The Modi government’s response to the farmer protests echoes colonial rhetoric

A sikh farmer speaking at a rally on irrigation issues in 1946. The history of agrarian protest in Punjab goes back over a hundred years. Margaret Bourke-White / The LIFE Picture Collection / Getty Images
26 December, 2020

In the 1920s, as the Punjab countryside was aflame in what was till then the largest mobilisation against British Raj, the Government of India noted in its files:

The Sikh peasant has been committed to a policy of “self-determination” imposed by men who are not his natural leaders, and has been induced by some mysterious process of mass psychology to enter a sphere of activity hitherto [interdicted] by all traditions of loyalty and self-interest.

If we substitute the term “Khalistan” for “self-determination,” and the word “misled” for “imposed” we have precisely the same framework that the government and the mainstream media is putting out today regarding the ongoing farmer protests against three recently enacted farm laws: of Sikh peasants being led astray by Khalistani elements.
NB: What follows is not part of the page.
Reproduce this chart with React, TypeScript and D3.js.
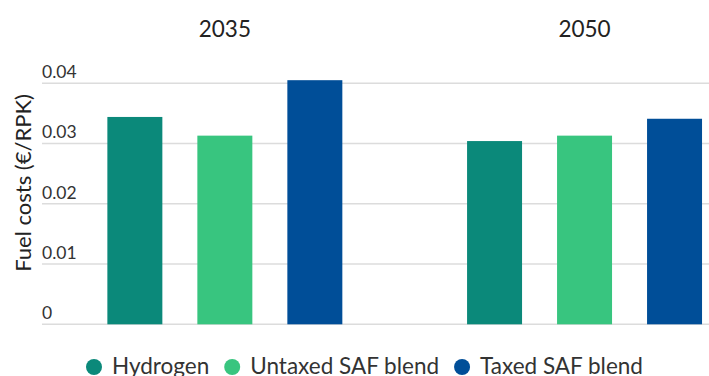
import React, { useEffect, useRef } from "react";
import * as d3 from "d3";

const years = ["2035", "2050"];
const seriesNames = ["Hydrogen", "Untaxed SAF blend", "Taxed SAF blend"];
const seriesColors = ["#0b897a", "#38c57f", "#004e98"];
const hydrogen = [0.0344, 0.0304];
const untaxed = [0.0313, 0.0313];
const taxed = [0.0405, 0.0341];
const yTicks = [0, 0.01, 0.02, 0.03, 0.04];
const yTickLabels = ["0", "0.01", "0.02", "0.03", "0.04"];
const yTitle = "Fuel costs (€/RPK)";

const W = 709;
const H = 376;
const FONT = "Lato, 'Open Sans', sans-serif";

export default function App() {
  const ref = useRef<SVGSVGElement>(null);

  useEffect(() => {
    const svg = d3.select(ref.current);
    svg.selectAll("*").remove();

    const values = [hydrogen, untaxed, taxed];
    const data = years.map((y, i) => ({
      year: y,
      vals: seriesNames.map((s, j) => ({ series: s, value: values[j][i], color: seriesColors[j] })),
    }));

    const x0 = d3.scaleBand<string>().domain(years).range([45, 764.4]).padding(0);
    const x1 = d3
      .scaleBand<string>()
      .domain(seriesNames)
      .range([0, x0.bandwidth()])
      .paddingInner(0.389)
      .paddingOuter(0.693);
    const y = d3.scaleLinear().domain([0, 0.04]).range([324.3, 83.2]);

    // gridlines
    svg
      .append("g")
      .selectAll("line")
      .data(yTicks)
      .join("line")
      .attr("x1", 42)
      .attr("x2", W)
      .attr("y1", (d) => y(d))
      .attr("y2", (d) => y(d))
      .attr("stroke", "#dcdcdc")
      .attr("stroke-width", 1.5);

    // tick labels
    svg
      .append("g")
      .selectAll("text")
      .data(yTicks)
      .join("text")
      .attr("x", 42)
      .attr("y", (d) => y(d) - 5)
      .attr("font-family", FONT)
      .attr("font-size", 17.5)
      .attr("fill", "#333")
      .text((d, i) => yTickLabels[i]);

    // bars
    const g = svg
      .append("g")
      .selectAll("g")
      .data(data)
      .join("g")
      .attr("transform", (d) => `translate(${x0(d.year)},0)`);
    g.selectAll("rect")
      .data((d) => d.vals)
      .join("rect")
      .attr("x", (d) => x1(d.series)!)
      .attr("width", x1.bandwidth())
      .attr("y", (d) => y(d.value))
      .attr("height", (d) => y(0) - y(d.value))
      .attr("fill", (d) => d.color);

    // group titles
    svg
      .append("g")
      .selectAll("text")
      .data(years)
      .join("text")
      .attr("x", (d) => x0(d)! + x0.bandwidth() / 2)
      .attr("y", 36.5)
      .attr("text-anchor", "middle")
      .attr("font-family", FONT)
      .attr("font-size", 22.5)
      .attr("fill", "#222")
      .text((d) => d);

    // y title
    svg
      .append("text")
      .attr("transform", `translate(31,183) rotate(-90)`)
      .attr("text-anchor", "middle")
      .attr("font-family", FONT)
      .attr("font-size", 22)
      .attr("fill", "#222")
      .text(yTitle);

    // legend
    const leg = svg.append("g");
    let cx = 86;
    seriesNames.forEach((name, i) => {
      leg
        .append("circle")
        .attr("cx", cx + 8)
        .attr("cy", 367)
        .attr("r", 8)
        .attr("fill", seriesColors[i]);
      const t = leg
        .append("text")
        .attr("x", cx + 26)
        .attr("y", 373.5)
        .attr("font-family", FONT)
        .attr("font-size", 22.5)
        .attr("fill", "#333")
        .text(name);
      const w = (t.node() as SVGTextElement).getComputedTextLength();
      cx = cx + 26 + w + 15;
    });
  }, []);

  return (
    <svg
      ref={ref}
      width={W}
      height={H}
      style={{ position: "absolute", left: 0, top: 0, background: "#fff" }}
    />
  );
}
The British, writing for their own files, had at least to pretend to provide some explanation for how such a large body of men could be so imposed upon by a few. (Their answer, though, was no answer at all, induced as it was apparently by some mysterious process of mass psychology.) The Modi government, on the other hand, posturing for a pliant media, feels no such pressure to reach for an explanation regarding the vast turnout of farmers demanding the repeal of the farm laws. It finds it easier to project farmers as simple folks misled by rogue elements than to recognise their political demands. The government’s supporters reveal their bias regularly. “The poor landless farmer for whom WOKES are crying,” the mediocre filmmaker Vivek Agnihotri tweeted, mocking a protester who is seen speaking in English to a policeman on video.